The Week I Cried
I haven’t written here about all that’s going on with my life right now. There are many reasons why I haven’t written yet there were many times I wanted to open my heart and share with you. If you haven’t noticed I haven’t been online much lately. Some posts have gone out which were pre-scheduled. Some were works in progress that I hastily finished up to keep the blog looking fresh. And many of my social media posts were pre-scheduled as well. But, personally, I’ve been away.
I’ve been away for about 8 weeks, away from blogging, away from homeschooling, away from home, away from my normal life. That’s because I’m living a new normal. It’s a change in the fundamental way my family and I will be living over the next foreseeable future.
8 weeks ago when I called my parents at about 9 p.m. mom told me something was wrong with dad and she couldn’t get him to go to the hospital. I asked if she needed me to come (they live about 4 hours from me), and she said yes. So I packed, drove through a snow storm, sleet, rain and fog to arrive at 2:30 in the a.m.. As soon as I walked in the house I knew something was wrong.
My dad was laying in the floor, mom was in a panic. She had called 911 and about 15 minutes later the squad arrived and my dad was transported to the Emergency Room. They diagnosed him with congestive heart failure and possible pneumonia due to an unknown infection.
That’s where it all began. Siblings were called, and tests began. Within a short amount of time we came to understand that dad was a very sick man. Out of respect for his privacy I won’t go into details on specifics, but multiple serious health problems were involved and each, in and of themselves, could lead to death.
To date, he has been in hospital for 60 days, in 4 different hospitals, he has had 4 different infections, one major surgery, with 3 weeks in ICU. We have a long way to go before he will be considered recovered and we are yet to know what long term deficits he may have. But we are hopeful for a complete recovery.
What we, my siblings and I, have come to see is how much help both parents need. A year and a half ago, mom went through her own major illness and wasn’t expected to survive, but through God’s mercy she did. So for many weeks I have stayed with mom and supported her through dad’s days in hospital many of which were not only out of town for her but outside of her home state.
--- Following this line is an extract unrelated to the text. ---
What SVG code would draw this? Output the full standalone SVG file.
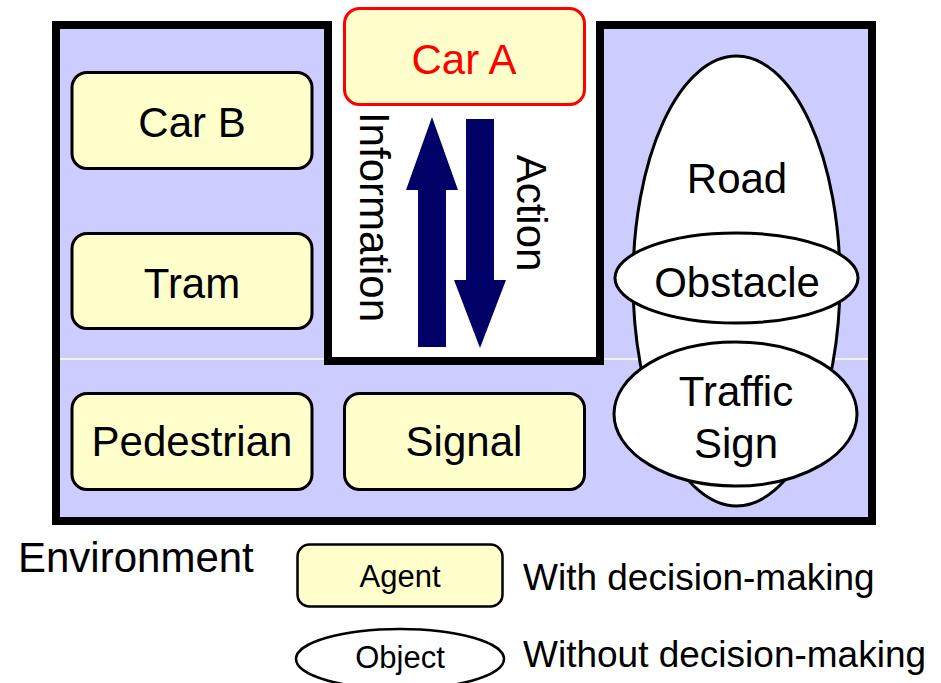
<svg xmlns="http://www.w3.org/2000/svg" width="941" height="683" viewBox="0 0 941 683">
  <style>
    text { font-family: "Liberation Sans", Arial, sans-serif; fill: #000; }
    .big { font-size: 42px; text-anchor: middle; }
    .agent { fill: #FFFFCC; stroke: #000; stroke-width: 3; }
    .obj { fill: #FFFFFF; stroke: #000; stroke-width: 3; }
    .arrow { fill: #000066; }
  </style>
  <rect width="941" height="683" fill="#FFFFFF"/>

  <g id="environment">
    <path d="M56,25 H328 V361 H600 V25 H872 V521 H56 Z" fill="#CCCCFF"/>
    <line x1="60" y1="359" x2="325" y2="359" stroke="#FFFFFF" stroke-width="1.5"/>
    <line x1="604" y1="359" x2="868" y2="359" stroke="#FFFFFF" stroke-width="1.5"/>
    <path d="M56,25 H328 V361 H600 V25 H872 V521 H56 Z" fill="none" stroke="#000" stroke-width="8" stroke-linejoin="miter"/>
  </g>

  <g id="car-b">
    <rect class="agent" x="72" y="72.5" width="240" height="96" rx="15"/>
    <text class="big" x="192" y="137">Car B</text>
  </g>
  <g id="tram">
    <rect class="agent" x="72" y="233.5" width="240" height="95" rx="15"/>
    <text class="big" x="192" y="298">Tram</text>
  </g>
  <g id="pedestrian">
    <rect class="agent" x="72" y="393.5" width="240" height="96" rx="15"/>
    <text class="big" x="192" y="456">Pedestrian</text>
  </g>
  <g id="signal">
    <rect class="agent" x="344.5" y="393.5" width="240" height="96" rx="15"/>
    <text class="big" x="464" y="456">Signal</text>
  </g>
  <g id="car-a">
    <rect x="344.5" y="8.5" width="240" height="96" rx="15" fill="#FFFFCC" stroke="#FF0000" stroke-width="3"/>
    <text class="big" x="464" y="74" style="fill:#FF0000">Car A</text>
  </g>

  <g id="road">
    <ellipse class="obj" cx="736.5" cy="281" rx="103.5" ry="225"/>
    <text class="big" x="737" y="193">Road</text>
  </g>
  <g id="obstacle">
    <ellipse class="obj" cx="736.5" cy="278" rx="121.5" ry="45"/>
    <text class="big" x="737" y="297">Obstacle</text>
  </g>
  <g id="traffic-sign">
    <ellipse class="obj" cx="735.5" cy="414" rx="121.5" ry="72"/>
    <text class="big" x="736" y="406">Traffic</text>
    <text class="big" x="736" y="458">Sign</text>
  </g>

  <g id="connectors">
    <g id="information">
      <polygon class="arrow" points="418,347 418,190 406,190 432,117 458,190 446,190 446,347"/>
      <text class="big" transform="translate(360,217) rotate(90)">Information</text>
    </g>
    <g id="action">
      <polygon class="arrow" points="466,119 494,119 494,280 506,280 480,348 454,280 466,280"/>
      <text class="big" transform="translate(517,213) rotate(90)">Action</text>
    </g>
  </g>

  <g id="legend">
    <text x="18" y="572" style="font-size:42px">Environment</text>
    <g id="legend-agent">
      <rect x="297.5" y="544.5" width="205" height="62" rx="12" fill="#FFFFCC" stroke="#000" stroke-width="2.5"/>
      <text x="400" y="587" style="font-size:31px;text-anchor:middle">Agent</text>
      <text x="523" y="590" style="font-size:37px">With decision-making</text>
    </g>
    <g id="legend-object">
      <ellipse cx="400" cy="659" rx="104" ry="30" fill="#FFFFFF" stroke="#000" stroke-width="2.5"/>
      <text x="400" y="668" style="font-size:31px;text-anchor:middle">Object</text>
      <text x="523" y="667" style="font-size:37px">Without decision-making</text>
    </g>
  </g>
</svg>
I’ve learned, I’ve grown and I’ve tried to be strong for them both.
Then I came home this week. It’s literally only the second time I’ve been home for more than a day or two since this all began. As soon as I saw my husband I fell apart. I crumbled. I’ve cried all week. My nights are long, I can’t sleep and the overwhelming emotions that I’ve held in over the past 8 weeks came pouring out of my soul.
I cry for the overwhelming physical and mental struggle that I’ve watched both my mother and father go through. I weep for the pressure of bearing the weight of decisions that were life and death. I sob for the emotions I held in during the scariest or worrisome moments. I lament for the things I have seen and done during these weeks that I had to hide in my heart until I had a safe place and time to release them. And, I cry with joy that even though we have much yet to go through, the Lord has seen my father through the worst of it.
My New Normal Life
I joined a caregivers support group. What I’ve learned is that my feelings are normal. I’m grieving. Yes, grieving the loss of the parents I had as I embrace the parents they now are. I’m grieving the loss of all the other normal things in my life as I begin to accept the new normal of what is.
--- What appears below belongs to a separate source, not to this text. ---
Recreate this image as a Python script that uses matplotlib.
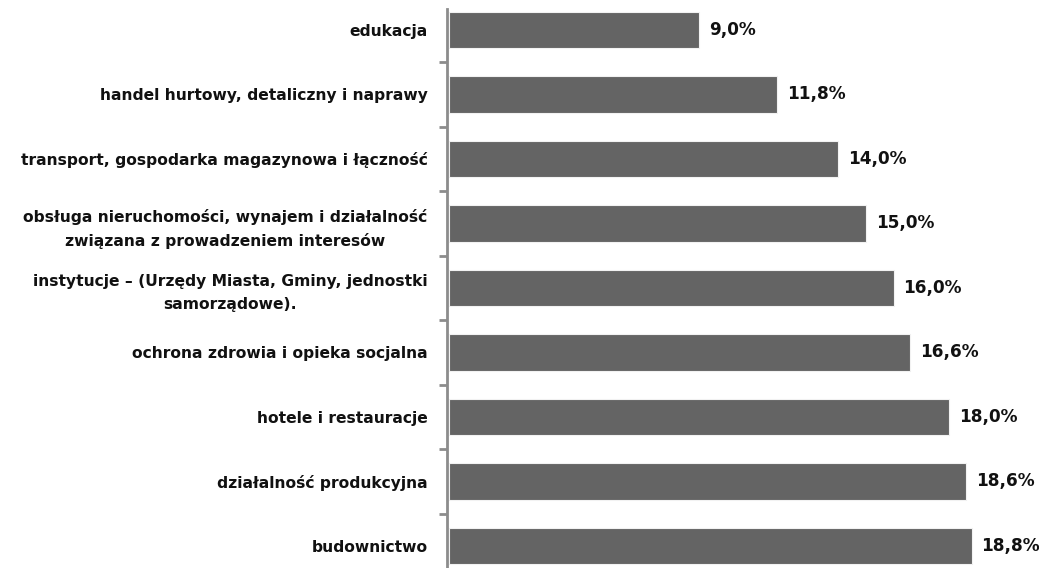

This is my new normal. Caregiver. I’ll be spending time away from the home I have with my husband and son, and I’ll be I’ll be spending 3-4 days each week in my childhood home. I’ll be driving 2 hours each day, waiting with mom at the hospital and advocating for the best interest of my dad. I’ll be cleaning and doing laundry, I’ll be trying to assess their home to determine what needs to be done to make it accessible for aging in place. I’ll be working alongside one of my sisters to manage their finances in the time while my dad is unable to do so. I’ll be trusting others to care for and homeschool my child while I’m away.
And, I’ll be learning. There is so much to learn about caring for aging parents. It isn’t the same as caring for a child. When caring for a child you make decisions and move forward with them. They are, in fact, adults. They deserve to be treated by you and medical staff with dignity and respect. Their opinions and decisions are important and valid, even if you don’t agree. There is information and knowledge that any caregiver needs to know about their parents wishes, their medical insurance, their medical history and even their financial situation. I’ll continue to be learning a great deal as we move forward with the new normal.
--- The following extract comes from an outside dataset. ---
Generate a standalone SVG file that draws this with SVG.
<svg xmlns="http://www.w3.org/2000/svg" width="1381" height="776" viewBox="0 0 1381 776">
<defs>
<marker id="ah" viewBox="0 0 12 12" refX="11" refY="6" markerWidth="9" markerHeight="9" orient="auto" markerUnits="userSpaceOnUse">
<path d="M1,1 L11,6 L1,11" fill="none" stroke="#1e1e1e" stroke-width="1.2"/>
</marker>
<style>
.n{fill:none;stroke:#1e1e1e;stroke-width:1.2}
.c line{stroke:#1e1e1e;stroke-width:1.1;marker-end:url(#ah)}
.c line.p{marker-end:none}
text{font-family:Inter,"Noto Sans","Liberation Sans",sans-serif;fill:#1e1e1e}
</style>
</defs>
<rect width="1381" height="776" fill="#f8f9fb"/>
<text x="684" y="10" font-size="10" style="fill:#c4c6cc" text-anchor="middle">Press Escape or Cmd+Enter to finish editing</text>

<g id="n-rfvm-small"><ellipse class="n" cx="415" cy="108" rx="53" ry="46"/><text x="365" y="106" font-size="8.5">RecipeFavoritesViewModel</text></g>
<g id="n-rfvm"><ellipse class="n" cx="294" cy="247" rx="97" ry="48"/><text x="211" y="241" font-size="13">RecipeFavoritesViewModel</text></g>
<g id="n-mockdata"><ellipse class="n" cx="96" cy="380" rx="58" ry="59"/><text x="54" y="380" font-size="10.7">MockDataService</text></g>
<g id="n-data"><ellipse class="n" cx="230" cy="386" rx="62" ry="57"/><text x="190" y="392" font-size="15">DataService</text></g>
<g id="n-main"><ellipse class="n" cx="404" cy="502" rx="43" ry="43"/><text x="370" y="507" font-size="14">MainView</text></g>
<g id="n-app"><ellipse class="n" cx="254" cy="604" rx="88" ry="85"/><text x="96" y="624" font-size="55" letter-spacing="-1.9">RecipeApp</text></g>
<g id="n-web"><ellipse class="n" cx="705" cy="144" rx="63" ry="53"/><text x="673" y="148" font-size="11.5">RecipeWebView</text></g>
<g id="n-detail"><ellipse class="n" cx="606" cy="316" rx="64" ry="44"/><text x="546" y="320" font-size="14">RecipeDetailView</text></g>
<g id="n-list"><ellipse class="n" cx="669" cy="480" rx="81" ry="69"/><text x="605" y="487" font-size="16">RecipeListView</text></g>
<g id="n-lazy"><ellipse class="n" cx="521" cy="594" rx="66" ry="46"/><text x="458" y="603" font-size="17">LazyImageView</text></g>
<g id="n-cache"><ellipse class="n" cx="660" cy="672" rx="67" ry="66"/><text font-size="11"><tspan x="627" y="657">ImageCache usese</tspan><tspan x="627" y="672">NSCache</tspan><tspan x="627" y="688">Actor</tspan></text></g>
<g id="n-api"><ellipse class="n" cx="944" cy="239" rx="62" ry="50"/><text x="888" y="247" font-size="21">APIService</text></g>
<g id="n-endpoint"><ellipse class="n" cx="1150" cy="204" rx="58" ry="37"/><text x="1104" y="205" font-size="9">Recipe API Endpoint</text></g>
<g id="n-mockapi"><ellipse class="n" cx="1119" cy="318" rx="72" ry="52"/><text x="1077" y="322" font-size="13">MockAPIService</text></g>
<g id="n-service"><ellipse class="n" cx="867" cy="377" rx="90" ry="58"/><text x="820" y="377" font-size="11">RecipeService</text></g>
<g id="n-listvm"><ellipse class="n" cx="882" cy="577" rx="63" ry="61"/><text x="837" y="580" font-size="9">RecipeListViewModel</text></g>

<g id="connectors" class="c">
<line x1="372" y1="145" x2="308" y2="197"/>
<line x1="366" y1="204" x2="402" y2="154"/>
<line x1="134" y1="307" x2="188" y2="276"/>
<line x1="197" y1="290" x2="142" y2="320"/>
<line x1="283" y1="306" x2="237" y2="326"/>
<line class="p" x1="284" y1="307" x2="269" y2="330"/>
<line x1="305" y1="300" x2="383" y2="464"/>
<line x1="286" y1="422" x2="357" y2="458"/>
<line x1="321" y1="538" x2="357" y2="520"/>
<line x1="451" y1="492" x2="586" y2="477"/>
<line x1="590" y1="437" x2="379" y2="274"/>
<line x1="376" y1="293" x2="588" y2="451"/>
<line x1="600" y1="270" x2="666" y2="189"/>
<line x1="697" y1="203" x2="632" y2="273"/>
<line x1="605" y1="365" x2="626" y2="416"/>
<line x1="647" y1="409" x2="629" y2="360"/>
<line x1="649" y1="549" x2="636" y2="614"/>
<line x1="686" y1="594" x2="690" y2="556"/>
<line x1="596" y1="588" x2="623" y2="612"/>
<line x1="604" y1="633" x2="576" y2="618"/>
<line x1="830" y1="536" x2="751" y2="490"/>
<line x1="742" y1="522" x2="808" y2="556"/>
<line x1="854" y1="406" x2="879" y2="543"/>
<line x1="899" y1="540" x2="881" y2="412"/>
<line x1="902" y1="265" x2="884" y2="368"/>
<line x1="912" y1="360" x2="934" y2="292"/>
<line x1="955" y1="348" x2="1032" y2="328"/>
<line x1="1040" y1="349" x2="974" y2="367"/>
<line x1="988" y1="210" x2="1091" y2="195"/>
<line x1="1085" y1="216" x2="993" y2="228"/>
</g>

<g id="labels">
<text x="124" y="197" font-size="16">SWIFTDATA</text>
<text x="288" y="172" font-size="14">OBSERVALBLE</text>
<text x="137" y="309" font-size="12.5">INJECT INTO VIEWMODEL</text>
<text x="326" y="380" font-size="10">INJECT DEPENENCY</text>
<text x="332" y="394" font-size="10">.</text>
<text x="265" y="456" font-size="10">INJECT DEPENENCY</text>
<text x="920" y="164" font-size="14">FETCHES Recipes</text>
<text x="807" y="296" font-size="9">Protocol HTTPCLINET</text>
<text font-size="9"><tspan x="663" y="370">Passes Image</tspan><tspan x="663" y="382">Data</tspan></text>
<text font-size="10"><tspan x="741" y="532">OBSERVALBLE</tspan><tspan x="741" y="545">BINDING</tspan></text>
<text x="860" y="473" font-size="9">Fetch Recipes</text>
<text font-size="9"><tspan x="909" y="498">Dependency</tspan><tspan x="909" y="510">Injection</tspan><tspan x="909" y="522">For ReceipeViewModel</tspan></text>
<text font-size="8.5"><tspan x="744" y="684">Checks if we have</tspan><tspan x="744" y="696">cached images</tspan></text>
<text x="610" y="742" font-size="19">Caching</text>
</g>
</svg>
This Marriage Moment comes from watching the love shared between these two who are one as they’ve walked through the road of struggle; neither wanting to give up, neither wanting to let go, choosing to fight for more time to spend together.
They are an amazing couple and their life and love have inspired me for all of my life. No one can say they have had an easy life together. Like most, they’ve faced many struggles. But together, they have made it through 58 years of marriage and are still working toward the 59th.